Earthly life and earthly blessings were lost by Adam, and
the same and no others were redeemed for men by our
Lord, and these and none others he will eventually bestow
during the times of restitution. But the Church, the body,
the Bride of Christ, is called out from mankind first, a specially
"elect" class, called to a "heavenly calling," a
"high
calling,"--to be joint-heir of Jesus Christ, her Lord and
Redeemer. As Jesus offered his perfect sacrifice, "the man
Christ Jesus," and was rewarded with the divine nature, so
the believers of this Gospel age are permitted to offer their
imperfect selves (justified or reckoned perfect through the
merit of the precious blood of Jesus) on God's altar; and so
doing are begotten of the spirit to be "new creatures," "sons
of the Highest," accepted as Christ's brethren--members of
the "royal priesthood" of which he is the Chief Priest.
[E146]
These are drawn of the Father, not drawn of the Son, as
will be the case with the world during the Millennium.
(Compare John 6:44and 12:32.) Those whom the
Father
draws to Christ he, as an elder brother, receives as "brethren,"
and assists in walking in his footsteps in the narrow
way of self-sacrifice, even unto death. Thus they may become
dead with him, and be reckoned as joint-sacrificers
with him, and thus be reckoned also as worthy to be joint-heirs
with him in the Kingdom and work which is to bless
the world and give eternal life to as many as will receive it.
These, we are distinctly told, are to "fill up that which is
behind of the afflictions of Christ"--to "suffer with him,
that they may also reign with him." (Col. 1:24; 2 Tim. 2:12)

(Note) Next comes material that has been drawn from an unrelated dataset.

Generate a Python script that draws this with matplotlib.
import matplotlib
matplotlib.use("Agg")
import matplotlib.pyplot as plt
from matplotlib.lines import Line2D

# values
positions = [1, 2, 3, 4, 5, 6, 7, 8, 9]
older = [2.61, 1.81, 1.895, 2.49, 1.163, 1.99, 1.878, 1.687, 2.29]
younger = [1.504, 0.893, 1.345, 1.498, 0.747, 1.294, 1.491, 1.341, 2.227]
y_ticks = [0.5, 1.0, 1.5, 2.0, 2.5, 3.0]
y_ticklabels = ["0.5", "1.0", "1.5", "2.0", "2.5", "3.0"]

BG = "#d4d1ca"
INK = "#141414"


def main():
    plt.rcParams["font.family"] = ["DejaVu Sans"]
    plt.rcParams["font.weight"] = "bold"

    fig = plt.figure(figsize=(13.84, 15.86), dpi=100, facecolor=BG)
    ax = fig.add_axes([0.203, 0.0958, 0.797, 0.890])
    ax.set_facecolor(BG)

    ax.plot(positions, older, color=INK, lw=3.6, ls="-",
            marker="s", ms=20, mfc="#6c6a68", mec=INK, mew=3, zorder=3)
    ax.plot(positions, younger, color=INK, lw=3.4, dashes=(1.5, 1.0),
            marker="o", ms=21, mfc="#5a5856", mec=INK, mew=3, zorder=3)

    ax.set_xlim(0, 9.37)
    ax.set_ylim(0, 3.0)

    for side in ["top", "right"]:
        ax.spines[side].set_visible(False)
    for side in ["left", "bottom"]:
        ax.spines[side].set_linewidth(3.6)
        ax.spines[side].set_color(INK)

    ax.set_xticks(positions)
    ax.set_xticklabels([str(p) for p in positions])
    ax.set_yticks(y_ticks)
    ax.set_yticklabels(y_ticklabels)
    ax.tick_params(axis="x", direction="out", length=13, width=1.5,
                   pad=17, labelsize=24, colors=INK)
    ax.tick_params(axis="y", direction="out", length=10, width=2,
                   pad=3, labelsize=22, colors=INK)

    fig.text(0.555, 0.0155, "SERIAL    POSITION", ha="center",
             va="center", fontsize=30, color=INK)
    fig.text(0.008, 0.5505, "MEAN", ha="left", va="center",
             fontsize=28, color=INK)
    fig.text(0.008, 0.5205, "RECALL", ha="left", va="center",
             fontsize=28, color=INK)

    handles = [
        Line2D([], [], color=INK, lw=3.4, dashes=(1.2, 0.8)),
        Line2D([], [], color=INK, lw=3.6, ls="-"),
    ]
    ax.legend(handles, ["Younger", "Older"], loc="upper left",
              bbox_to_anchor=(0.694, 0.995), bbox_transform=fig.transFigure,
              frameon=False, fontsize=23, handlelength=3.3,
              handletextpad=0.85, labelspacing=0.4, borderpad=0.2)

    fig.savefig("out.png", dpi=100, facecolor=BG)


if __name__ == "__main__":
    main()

Thus the position of the Church is particularly different
from that of the world in general, even as their calling is a
high calling, a heavenly calling, and even as its reward is to
be the divine nature. 2 Pet. 1:4
This is the great "mystery" or secret which, as the Apostle
declares, is the key, without which it is impossible to understand
the promises and prophecies of the divine Word.

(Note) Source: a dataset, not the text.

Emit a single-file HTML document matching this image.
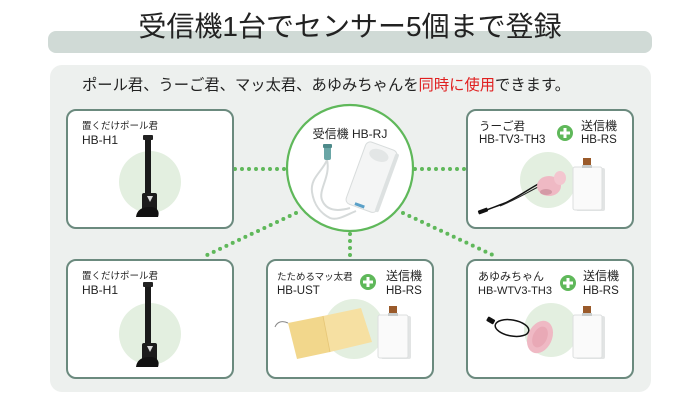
<!DOCTYPE html>
<html><head><meta charset="utf-8">
<style>
html,body{margin:0;padding:0;background:#fff;}
svg{display:block;}
text{font-family:"Liberation Sans","Noto Sans CJK JP",sans-serif;fill:#222;}
</style></head>
<body>
<svg width="700" height="400" viewBox="0 0 700 400" xmlns="http://www.w3.org/2000/svg">
<rect x="0" y="0" width="700" height="400" fill="#fff"/>
<!-- title bar -->
<rect x="48" y="31" width="604" height="22" rx="8" fill="#d0dad6"/>
<text x="350" y="36" font-size="28" text-anchor="middle" fill="#1a1a1a">受信機1台でセンサー5個まで登録</text>
<!-- panel -->
<rect x="50" y="65" width="601" height="327" rx="12" fill="#edf0ee"/>
<text x="82" y="90" font-size="15.3">ポール君、うーご君、マッ太君、あゆみちゃんを<tspan fill="#e02020">同時に使用</tspan>できます。</text>

<!-- dotted connectors -->
<g stroke="#5fb85a" stroke-width="4" stroke-linecap="round" stroke-dasharray="0 7" fill="none">
<line x1="235" y1="169" x2="285" y2="169"/>
<line x1="415" y1="169" x2="465" y2="169"/>
<line x1="296" y1="213" x2="205" y2="256"/>
<line x1="350" y1="234" x2="350" y2="258"/>
<line x1="403" y1="213" x2="497" y2="257"/>
</g>

<!-- boxes -->
<g fill="#fff" stroke="#6b8a7e" stroke-width="2">
<rect x="67" y="110" width="166" height="118" rx="9"/>
<rect x="467" y="110" width="166" height="118" rx="9"/>
<rect x="67" y="260" width="166" height="118" rx="9"/>
<rect x="267" y="260" width="166" height="118" rx="9"/>
<rect x="467" y="260" width="166" height="118" rx="9"/>
</g>

<!-- center circle -->
<circle cx="350" cy="168" r="63" fill="#fff" stroke="#5fb85a" stroke-width="2.2"/>
<text x="350" y="138" font-size="12" text-anchor="middle">受信機 HB-RJ</text>
<!-- receiver cable -->
<path d="M327,160 C322,172 310,178 312,192 C314,206 322,214 330,218 C338,221 348,214 356,211 M327,160 C331,176 318,190 322,200 C326,210 336,212 350,208" fill="none" stroke="#d6dada" stroke-width="2"/>
<rect x="324" y="146" width="7" height="14" rx="2" fill="#6aa6a6"/>
<rect x="323" y="144" width="9" height="4" rx="1" fill="#4d8a8a"/>
<!-- receiver body -->
<g transform="rotate(20 371 177)">
<rect x="355" y="144" width="33" height="66" rx="5" fill="#f4f5f5" stroke="#d8dcdc" stroke-width="1"/>
<rect x="386" y="146" width="4" height="62" rx="2" fill="#dde1e1"/>
<ellipse cx="371" cy="154" rx="10" ry="6" fill="#e3e6e6"/>
<rect x="365" y="206" width="10" height="3" fill="#5aa0c8"/>
</g>

<!-- light green circles -->
<g fill="#e3efe0">
<circle cx="150" cy="182" r="31"/>
<circle cx="548" cy="180" r="28"/>
<circle cx="150" cy="334" r="31"/>
<circle cx="354" cy="329" r="30"/>
<circle cx="551" cy="330" r="27"/>
</g>

<!-- top-left pole -->
<text x="82" y="129" font-size="9.5">置くだけポール君</text>
<text x="82" y="144" font-size="12">HB-H1</text>
<g>
<rect x="145" y="138" width="6" height="60" fill="#1a1a1a"/>
<rect x="143" y="135" width="10" height="5" rx="1" fill="#222"/>
<rect x="142" y="193" width="15" height="18" rx="2" fill="#1c1c1c"/>
<path d="M147,196 L150,202 L153,196 Z" fill="#ddd"/>
<path d="M136,217 C137,209 143,207 150,207 C157,207 160,211 158,217 Z" fill="#111"/>
</g>

<!-- bottom-left pole -->
<text x="82" y="279" font-size="9.5">置くだけポール君</text>
<text x="82" y="294" font-size="12">HB-H1</text>
<g>
<rect x="145" y="285" width="6" height="63" fill="#1a1a1a"/>
<rect x="143" y="282" width="10" height="5" rx="1" fill="#222"/>
<rect x="142" y="343" width="15" height="18" rx="2" fill="#1c1c1c"/>
<path d="M147,346 L150,352 L153,346 Z" fill="#ddd"/>
<path d="M136,367 C137,359 143,357 150,357 C157,357 160,361 158,367 Z" fill="#111"/>
</g>

<!-- plus icons -->
<g>
<circle cx="565" cy="133" r="8" fill="#5fb85a"/>
<rect x="560" y="131.5" width="10" height="3" fill="#fff"/><rect x="563.5" y="128" width="3" height="10" fill="#fff"/>
<circle cx="368" cy="282" r="8" fill="#5fb85a"/>
<rect x="363" y="280.5" width="10" height="3" fill="#fff"/><rect x="366.5" y="277" width="3" height="10" fill="#fff"/>
<circle cx="568" cy="283" r="8" fill="#5fb85a"/>
<rect x="563" y="281.5" width="10" height="3" fill="#fff"/><rect x="566.5" y="278" width="3" height="10" fill="#fff"/>
</g>

<!-- top-right -->
<text x="479" y="130" font-size="11.5">うーご君</text>
<text x="479" y="143" font-size="11.5">HB-TV3-TH3</text>
<text x="581" y="130" font-size="12">送信機</text>
<text x="581" y="143" font-size="11.5">HB-RS</text>
<path d="M542,182 C530,188 520,196 505,203 C495,207 488,209 482,212" fill="none" stroke="#111" stroke-width="1.5"/>
<path d="M540,186 C528,192 515,200 500,206" fill="none" stroke="#222" stroke-width="1"/>
<rect x="478" y="209" width="10" height="4" rx="1" fill="#111" transform="rotate(-20 483 211)"/>
<ellipse cx="549" cy="186" rx="12" ry="10" fill="#efb9c4"/>
<ellipse cx="560" cy="178" rx="6" ry="7" fill="#f3c6cf"/>
<ellipse cx="546" cy="192" rx="6" ry="3" fill="#d49aa6"/>
<!-- transmitter top-right -->
<rect x="576" y="168" width="29" height="43" rx="2" fill="#e2e4e4"/>
<rect x="573" y="167" width="29" height="43" rx="2" fill="#fafafa" stroke="#dcdfdf" stroke-width="1"/>
<rect x="583" y="158" width="8" height="8" fill="#9a5a2a"/>
<rect x="582" y="165" width="10" height="3" fill="#c8cccc"/>

<!-- bottom-mid -->
<text x="277" y="280" font-size="9.5">たためるマッ太君</text>
<text x="277" y="294" font-size="11.5">HB-UST</text>
<text x="386" y="280" font-size="12">送信機</text>
<text x="386" y="294" font-size="11.5">HB-RS</text>
<path d="M288,323 C282,320 277,322 275,327" fill="none" stroke="#888" stroke-width="1"/>
<polygon points="288,323 323,316 330,352 297,359" fill="#f2d78c"/>
<polygon points="323,316 361,308 372,342 330,352" fill="#f6e0a2"/>
<line x1="323" y1="316" x2="330" y2="352" stroke="#e6c677" stroke-width="0.8"/>
<rect x="381" y="316" width="30" height="43" rx="2" fill="#e2e4e4"/>
<rect x="378" y="315" width="30" height="43" rx="2" fill="#fafafa" stroke="#dcdfdf" stroke-width="1"/>
<rect x="389" y="306" width="8" height="8" fill="#9a5a2a"/>
<rect x="388" y="313" width="10" height="3" fill="#c8cccc"/>

<!-- bottom-right -->
<text x="478" y="280" font-size="11">あゆみちゃん</text>
<text x="478" y="294" font-size="11">HB-WTV3-TH3</text>
<text x="583" y="280" font-size="12">送信機</text>
<text x="583" y="294" font-size="11.5">HB-RS</text>
<ellipse cx="512" cy="328" rx="17" ry="8" fill="none" stroke="#111" stroke-width="1.5" transform="rotate(10 512 328)"/>
<rect x="487" y="318" width="8" height="5" rx="1" fill="#111" transform="rotate(30 491 320)"/>
<ellipse cx="540" cy="337" rx="12" ry="17" fill="#efb9c4" transform="rotate(25 540 337)"/>
<ellipse cx="540" cy="337" rx="7" ry="11" fill="#e9a9b6" transform="rotate(25 540 337)"/>
<rect x="576" y="316" width="29" height="43" rx="2" fill="#e2e4e4"/>
<rect x="573" y="315" width="29" height="43" rx="2" fill="#fafafa" stroke="#dcdfdf" stroke-width="1"/>
<rect x="583" y="306" width="8" height="8" fill="#9a5a2a"/>
<rect x="582" y="313" width="10" height="3" fill="#c8cccc"/>
</svg>
</body></html>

(Col. 1:26) The heavenly Father purposed in himself the
creation of a human race, a little lower than the angels, of
the earth earthy, and adapted to the earth in its Paradisaic
condition: but he foreknew also the result of the fall, and its
opportunity for manifesting divine justice, divine love, divine
wisdom and divine power. As he forearranged that his
Only Begotten Son, the Logos, should be given the opportunity
of proving his fidelity to the Father and to the principles
of righteousness, by becoming man's Redeemer and
thus heir of all the riches of divine grace, and chief over all,
next to the Father, that in all things he might have the pre-eminence,
so he also designed that before the world of mankind
in general should be uplifted by their Redeemer, he
would make a selection, according to character and according
to faithfulness, of a "little flock," to be joint-heirs with
the Only Begotten One, and his associates in the Kingdom,
far above angels, principalities and powers, and every
name that is named.
[E147]
Accordingly, the apostle declares, we are "elect according
to the foreknowledge of God the Father, through sanctification
of the spirit." (1 Pet. 1:2) The Apostle Paul
corroborates the thought, saying, "Whom he did foreknow
he also did predestinate to be conformed to the image of his Son, that
he might be the first-born among many brethren." Further
he desired that the eyes of our understanding might be enlightened,
so that we "may know what is the hope of his
calling, and what the riches of his inheritance in the saints,
and what the exceeding greatness of his power to us-ward
who believe." He declares that this mercy toward us came
without our having done aught to merit it; God, "when we
were dead in sins, hath quickened us together with Christ, and
hath raised us up together, and hath made us sit together in
heavenly places in Christ Jesus: that in the ages to come he
might show the exceeding riches of his grace in his kindness
toward us, through Christ Jesus....For we are his workmanship,
created in Christ Jesus unto good works."
Eph. 1:17-19; 2:4-10
[E148]
GIVE STRENGTH, BLEST SAVIOR
"We seek not, Lord, for tongues of flame,
Or healing virtue's mystic aid;
But power thy Gospel to proclaim--
The balm for wounds that sin has made.
"Breathe on us, Lord; thy radiance pour
On all the wonders of the page
Where hidden lies the heavenly lore
That blessed our youth and guides our age.
"Grant skill each sacred theme to trace,
With loving voice and glowing tongue,
As when upon thy words of grace
The wondering crowds enraptured hung.
"Grant faith that treads the stormy deep
If but thy voice shall bid it come;
And zeal, that climbs the mountain steep,
To seek and bring the wanderer home.
"Give strength, blest Savior, in thy might;
Illuminate our hearts, and we,
Transformed into thine image bright,
Shall teach, and love, and live, like thee."